Webinar Preview (Part 2): ETL Techniques for Large Datasets
This is a preview. To access the entire conversation and additional resources, join the CURRENT Community for free and join the growing group of leaders advancing the digital supply chain in the electronics industry.
Video Transcript:
Wilmer Companioni:
So you mentioned cost. Right? I guess that’s one of the big trade offs that you have to do. Right? When you’re balancing know, something like cluster size with workload time, those are the two things you’re looking at. So are there is there anything else besides just those two items?
Dave Antosh:
Cost is a major component. There are some things that by their very nature are very difficult to make parallel.

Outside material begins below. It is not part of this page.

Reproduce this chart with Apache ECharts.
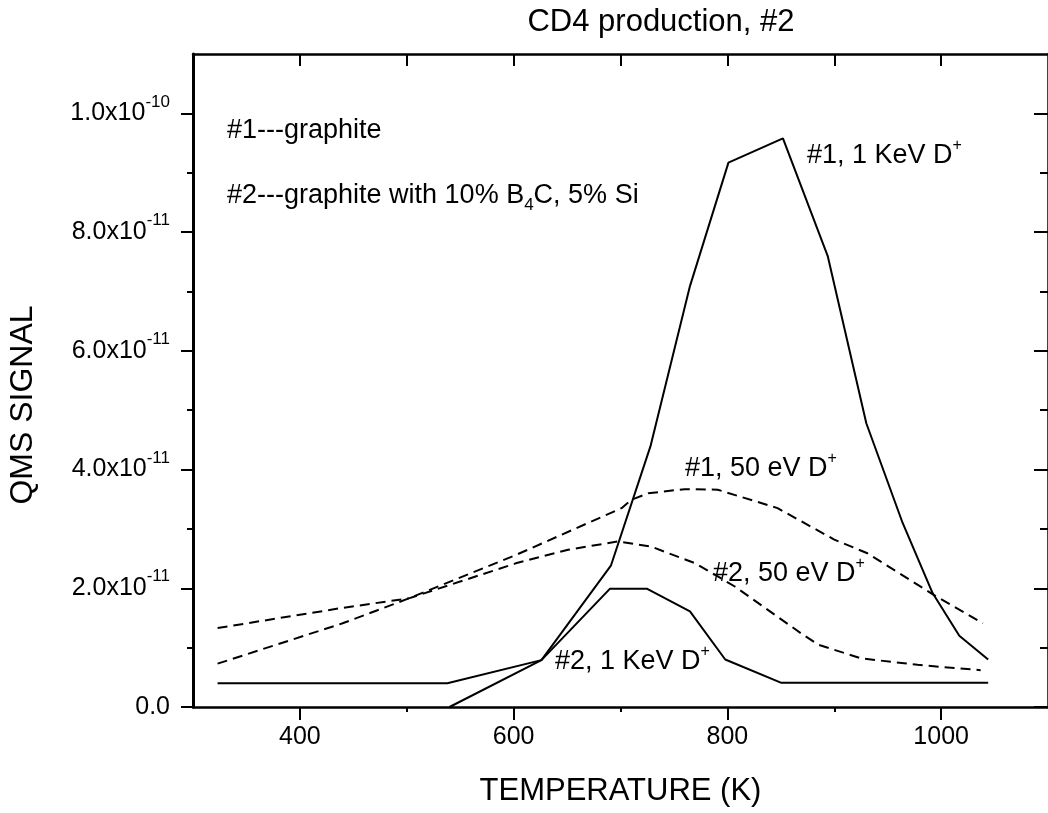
<!DOCTYPE html>
<html><head><meta charset="utf-8">
<script src="https://cdn.jsdelivr.net/npm/echarts@6/dist/echarts.min.js"></script>
<style>html,body{margin:0;padding:0;background:#fff}#c{width:1048px;height:813px}</style>
</head><body><div id="c"></div>
<script>
const FONT = '"Liberation Sans", Arial, Helvetica, sans-serif';

// Temperatures (K) and QMS signal in units of 1e-11
const g1_1keV_T = [540, 626, 691, 728, 765, 801, 852, 894, 930, 964, 992, 1017, 1044];
const g1_1keV_V = [0.0, 0.79, 2.38, 4.39, 7.09, 9.17, 9.58, 7.59, 4.78, 3.10, 1.92, 1.20, 0.80];

const g2_1keV_T = [323, 538, 626, 690, 725, 765, 798, 850, 1044];
const g2_1keV_V = [0.40, 0.40, 0.79, 1.99, 1.99, 1.61, 0.80, 0.41, 0.41];

const g1_50eV_T = [323, 440, 502, 602, 701, 710, 726, 760, 791, 847, 900, 931, 993, 1039];
const g1_50eV_V = [0.73, 1.41, 1.83, 2.56, 3.35, 3.49, 3.60, 3.67, 3.66, 3.35, 2.82, 2.59, 1.89, 1.41];

const g2_50eV_T = [323, 440, 502, 602, 651, 698, 729, 770, 807, 869, 885, 925, 978, 1037];
const g2_50eV_V = [1.33, 1.67, 1.83, 2.42, 2.65, 2.79, 2.70, 2.42, 2.03, 1.24, 1.05, 0.82, 0.71, 0.62];

const xMajorTicks = [400, 600, 800, 1000];
const xMinorTicks = [500, 700, 900];
const xTopTicks = [400, 500, 600, 700, 800, 900, 1000];
const yMajorTicks = [0, 2, 4, 6, 8, 10];
const yMinorTicks = [1, 3, 5, 7, 9];
const yTickMantissa = ['0.0', '2.0x10', '4.0x10', '6.0x10', '8.0x10', '1.0x10'];
const yTickExponent = ['', '-11', '-11', '-11', '-11', '-10'];

function pairs(t, v) { return t.map((x, i) => [x, v[i]]); }
function yTickIndex(v) {
  for (let i = 0; i < yMajorTicks.length; i++) {
    if (Math.abs(yMajorTicks[i] - v) < 1e-9) return i;
  }
  return -1;
}

const chart = echarts.init(document.getElementById('c'), null, {renderer: 'canvas'});

const tickStyle = {color: '#000', width: 2};
const axisLineStyle = {color: '#000', width: 2.5};
const gridRect = {left: 193, top: 54, width: 858, height: 653};

const richAnn = {
  m: {fontSize: 27, fontFamily: FONT, lineHeight: 36, fill: '#000'},
  sup: {fontSize: 16, fontFamily: FONT, lineHeight: 15, verticalAlign: 'top', fill: '#000'},
  sub: {fontSize: 17, fontFamily: FONT, lineHeight: 24, verticalAlign: 'bottom', fill: '#000'}
};
function ann(text, x, y) {
  return {type: 'text', x: x, y: y, silent: true,
    style: {text: text, rich: richAnn, textAlign: 'left', textVerticalAlign: 'middle', fill: '#000'}};
}

const solid = {color: '#000', width: 2, type: 'solid'};
const dashed = {color: '#000', width: 2, type: [10, 6]};

chart.setOption({
  animation: false,
  backgroundColor: '#fff',
  title: {text: 'CD4 production, #2', left: 661, top: 7, padding: 0, textAlign: 'center',
    textStyle: {fontSize: 31, fontWeight: 'normal', color: '#000', fontFamily: FONT}},
  grid: [Object.assign({}, gridRect), Object.assign({}, gridRect)],
  xAxis: [
    {gridIndex: 0, type: 'value', position: 'bottom', min: 300, max: 1100, interval: 100,
      axisLine: {show: true, onZero: false, lineStyle: axisLineStyle},
      axisTick: {show: true, customValues: xMajorTicks, length: 13, lineStyle: tickStyle},
      axisLabel: {customValues: xMajorTicks, fontSize: 25, fontFamily: FONT, color: '#000', margin: 18,
        formatter: function (v) { return String(v); }},
      splitLine: {show: false},
      name: 'TEMPERATURE (K)', nameLocation: 'middle', nameGap: 69,
      nameTextStyle: {fontSize: 31, fontFamily: FONT, color: '#000', lineHeight: 31}},
    {gridIndex: 0, type: 'value', position: 'top', min: 300, max: 1100, interval: 100,
      axisLine: {show: true, onZero: false, lineStyle: axisLineStyle},
      axisTick: {show: true, inside: true, customValues: xTopTicks, length: 12, lineStyle: tickStyle},
      axisLabel: {show: false}, splitLine: {show: false}},
    {gridIndex: 1, type: 'value', position: 'bottom', min: 300, max: 1100, interval: 100,
      axisLine: {show: false},
      axisTick: {show: true, customValues: xMinorTicks, length: 5, lineStyle: tickStyle},
      axisLabel: {show: false}, splitLine: {show: false}}
  ],
  yAxis: [
    {gridIndex: 0, type: 'value', position: 'left', min: 0, max: 11, interval: 1,
      axisLine: {show: true, onZero: false, lineStyle: {color: '#000', width: 3}},
      axisTick: {show: true, customValues: yMajorTicks, length: 12, lineStyle: tickStyle},
      axisLabel: {customValues: yMajorTicks, margin: 23,
        formatter: function (v) {
          const i = yTickIndex(v);
          if (i < 0) return '';
          return '{m|' + yTickMantissa[i] + '}' + (yTickExponent[i] ? '{s|' + yTickExponent[i] + '}' : '');
        },
        rich: {
          m: {fontSize: 25, fontFamily: FONT, color: '#000', lineHeight: 40},
          s: {fontSize: 17, fontFamily: FONT, color: '#000', lineHeight: 17, verticalAlign: 'top'}
        }},
      splitLine: {show: false}},
    {gridIndex: 0, type: 'value', position: 'right', min: 0, max: 11, interval: 1,
      axisLine: {show: true, onZero: false, lineStyle: axisLineStyle},
      axisTick: {show: true, inside: true, customValues: yMajorTicks, length: 14, lineStyle: tickStyle},
      axisLabel: {show: false}, splitLine: {show: false}},
    {gridIndex: 1, type: 'value', position: 'left', min: 0, max: 11, interval: 1,
      axisLine: {show: false},
      axisTick: {show: true, customValues: yMinorTicks, length: 6, lineStyle: tickStyle},
      axisLabel: {show: false}, splitLine: {show: false}},
    {gridIndex: 1, type: 'value', position: 'right', min: 0, max: 11, interval: 1,
      axisLine: {show: false},
      axisTick: {show: true, inside: true, customValues: yMinorTicks, length: 8, lineStyle: tickStyle},
      axisLabel: {show: false}, splitLine: {show: false}}
  ],
  series: [
    {name: '#1, 1 KeV D+', type: 'line', xAxisIndex: 0, yAxisIndex: 0, showSymbol: false,
      data: pairs(g1_1keV_T, g1_1keV_V), lineStyle: solid},
    {name: '#2, 1 KeV D+', type: 'line', xAxisIndex: 0, yAxisIndex: 0, showSymbol: false,
      data: pairs(g2_1keV_T, g2_1keV_V), lineStyle: solid},
    {name: '#1, 50 eV D+', type: 'line', xAxisIndex: 0, yAxisIndex: 0, showSymbol: false,
      data: pairs(g1_50eV_T, g1_50eV_V), lineStyle: dashed},
    {name: '#2, 50 eV D+', type: 'line', xAxisIndex: 0, yAxisIndex: 0, showSymbol: false,
      data: pairs(g2_50eV_T, g2_50eV_V), lineStyle: dashed}
  ],
  graphic: [
    {type: 'text', x: 23, y: 405, rotation: Math.PI / 2, silent: true,
      style: {text: 'QMS SIGNAL', fontSize: 32, fontFamily: FONT, fill: '#000',
        textAlign: 'center', textVerticalAlign: 'middle'}},
    ann('{m|#1---graphite}', 227, 131),
    ann('{m|#2---graphite with 10% B}{sub|4}{m|C, 5% Si}', 227, 196),
    ann('{m|#1, 1 KeV D}{sup|+}', 807, 156),
    ann('{m|#1, 50 eV D}{sup|+}', 685, 469),
    ann('{m|#2, 50 eV D}{sup|+}', 713, 574),
    ann('{m|#2, 1 KeV D}{sup|+}', 555, 662)
  ]
});
</script>
</body></html>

So that is where paying a developer becomes the cost. So if something is difficult to make parallel, that is code time that is spent to make that scale. So those are gonna be two ways that it can cost something.
WC:
So it’s so the cost can go in one of two places either in, you know, the the size or the number of clusters that you have or spending extra resources and cycle times in sort of chunking it into parallel efforts, and that’s obviously a dev effort. Right?
DA:
Yep. And it needs to always come together, but, you know, increasing one would increase the other, but we’ve been doing this for a while now. So we kinda can make that trade off more apparent upfront and have it be one or the other.
WC:
Alright. So a bit of a corollary to that, Dave. Is it fair to say that you should always break down the transform phase into the smallest steps possible? Or is there a drawback with having too much granularity?
DA:
Yeah. That’s a good question. I like to break them into reasonable steps, but if we break them into the smallest possible, each one of those is a potential point of failure, potential area to debug. Sometimes that’s worth it. Sometimes it’s not. That’s another one of those trade-offs. Right now, our steps are fairly granular or they are larger steps that are batched into pieces. So the same step occurring over and over, but with different data driving it.
WC:
Okay.
DA:
And that kinda gives us a best of both worlds.
WC:
Okay. So Dave, as far as I know, you’re human and legend has it, you’ve made some mistakes in your career. Can you share an occasion where you got stumped by something simple like typecasting or type mismatch that you found after hours of frustration and how can somebody avoid that?
DA:
Yeah. So we do a lot with automated testing. I’m a big fan of test driven development or behavior driven development. Been doing them for a long time. And even with that, sometimes things get through. So recently, I missed a NOT in an IF statement, and it was for an edge case, so it didn’t happen often. But it occurred the error occurred after loading about two and a half years’ worth of data through, which took a week. And finding and tracking that data through billions of documents was not a lot of fun. So, the best way to avoid it is developing good depth practices, good testing practices, and those are the things everybody goes through when they’re going to school or reading up on development. They are good things to use. I will say in a pragmatic fashion. Avoiding the strictest dogma, but maybe taking it a little stricter than you’re originally comfortable with, push yourself into the correct direction when developing a sophisticated piece of software.
WC:
Yeah. So you’re saying something like, you know, testing your transformer, your importer, something with a small chunk of the the larger dataset before you go in and send the full thing through. Right?
DA:
Yep. And we do it at all levels. We have unit tests, integration tests, and functional tests that do it with, varying levels of granularity.